Microsoft Viva Insights will really fuck you on this plan. There’s just no escaping it anymore.
It’s a workplace monitoring tool dressed up as a workplace wellness tool.
You know that table that shows the risk of employees who might burn out, given their meeting frequency, teams interactions, email rate, work hours etc.? If you flip the sorting order, you can measure who isn’t doing enough (by whatever metrics the employer decides).
I Remote Desktop from my personal computer into my work computer. All personal stuff happens on the personal computer, the work computer is work stuff only. There is no way for my work to know I am “goofing off” while working.
There is.

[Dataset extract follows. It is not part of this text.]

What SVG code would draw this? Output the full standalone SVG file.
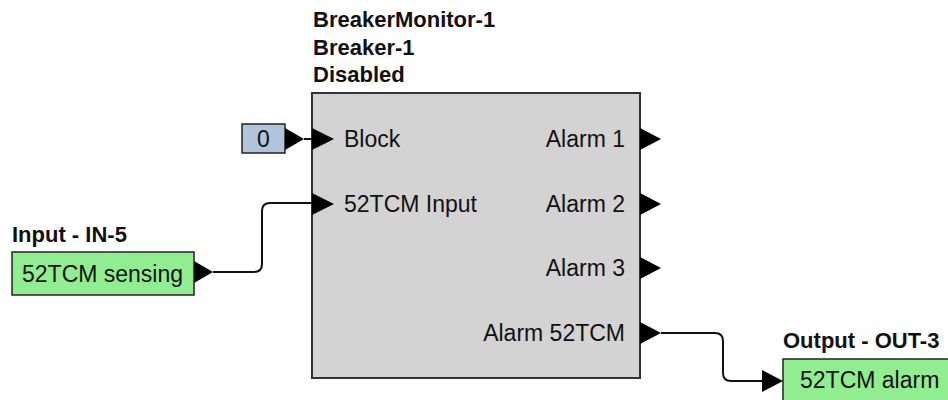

Viva insights doesn’t even track keyboard and mouse activity as far as I know. It’s about teams usage, meetings, calls, chats, etc.
At my last company, we would walk around with our laptops. People would just assume we were looking for a meeting room or had something important to do.
I can’t quite remember what we did at our desks specifically. However, I do remember a guy I worked with used to browse Wikipedia and Tinder.
Co worker and I would book meeting rooms then close it up and play coop bloons
Use the buddy system. Years ago I had a work-friend, we’d just book meetings with each other a couple of times a week, go to a meeting room and just hang out, I taught him to juggle, or we’d watch an episode from a series etc.
It was fun feeling like we got away with something, but realistically nobody questioned it because we both got our work done and it was a good company where that mattered more than time spent at a desk.